Given exercise -> Copy exactly the lines from the line containing "What matplotlib code" to the line containing "plt.rcParams['font.weight'] = 'bold'", both lines included, and omit any pictures.

Excerpted records ->
····················

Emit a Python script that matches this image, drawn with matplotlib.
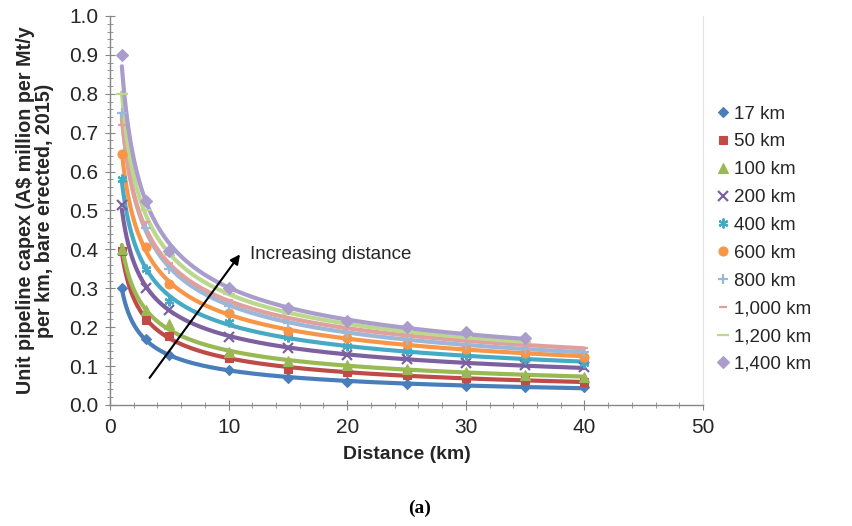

····················

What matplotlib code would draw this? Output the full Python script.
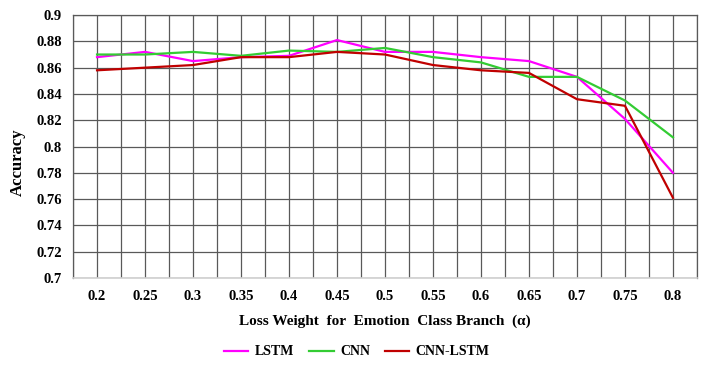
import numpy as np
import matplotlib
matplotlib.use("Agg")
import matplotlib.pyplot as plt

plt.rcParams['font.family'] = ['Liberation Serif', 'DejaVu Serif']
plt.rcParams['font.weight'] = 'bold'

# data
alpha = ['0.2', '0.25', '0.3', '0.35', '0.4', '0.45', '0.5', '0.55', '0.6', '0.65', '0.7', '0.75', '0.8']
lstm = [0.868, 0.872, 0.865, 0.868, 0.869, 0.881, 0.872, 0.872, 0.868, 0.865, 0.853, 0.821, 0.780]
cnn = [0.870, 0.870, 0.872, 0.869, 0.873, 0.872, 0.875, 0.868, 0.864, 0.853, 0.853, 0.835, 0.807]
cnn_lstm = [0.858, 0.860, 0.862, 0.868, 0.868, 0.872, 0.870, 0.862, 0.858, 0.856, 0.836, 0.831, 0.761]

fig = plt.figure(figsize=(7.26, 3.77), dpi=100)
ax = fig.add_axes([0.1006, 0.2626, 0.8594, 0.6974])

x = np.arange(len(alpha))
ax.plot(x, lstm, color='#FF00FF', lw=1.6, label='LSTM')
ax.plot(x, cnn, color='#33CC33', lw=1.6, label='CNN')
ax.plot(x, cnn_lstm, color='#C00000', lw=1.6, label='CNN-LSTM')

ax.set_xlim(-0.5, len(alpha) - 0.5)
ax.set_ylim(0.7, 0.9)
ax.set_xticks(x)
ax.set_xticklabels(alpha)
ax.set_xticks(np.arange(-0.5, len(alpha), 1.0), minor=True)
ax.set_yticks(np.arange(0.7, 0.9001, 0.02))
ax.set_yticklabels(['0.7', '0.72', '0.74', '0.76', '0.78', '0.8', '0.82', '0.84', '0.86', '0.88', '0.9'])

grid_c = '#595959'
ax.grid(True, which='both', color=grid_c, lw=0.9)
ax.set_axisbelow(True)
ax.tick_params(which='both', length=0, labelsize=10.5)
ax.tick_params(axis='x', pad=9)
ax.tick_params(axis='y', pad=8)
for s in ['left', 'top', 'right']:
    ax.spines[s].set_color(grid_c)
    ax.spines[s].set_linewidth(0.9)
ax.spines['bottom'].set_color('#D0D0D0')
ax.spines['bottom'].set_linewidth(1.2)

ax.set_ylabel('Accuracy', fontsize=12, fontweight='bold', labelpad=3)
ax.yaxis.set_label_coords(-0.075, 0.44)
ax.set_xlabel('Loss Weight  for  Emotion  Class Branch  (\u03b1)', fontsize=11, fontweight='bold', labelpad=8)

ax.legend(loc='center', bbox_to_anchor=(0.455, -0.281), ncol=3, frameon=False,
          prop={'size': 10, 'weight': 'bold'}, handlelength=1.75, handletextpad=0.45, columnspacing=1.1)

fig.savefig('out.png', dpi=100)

····················

Result ->
What matplotlib code would draw this? Output the full Python script.
import numpy as np
import matplotlib
matplotlib.use("Agg")
import matplotlib.pyplot as plt

plt.rcParams['font.family'] = ['Liberation Serif', 'DejaVu Serif']
plt.rcParams['font.weight'] = 'bold'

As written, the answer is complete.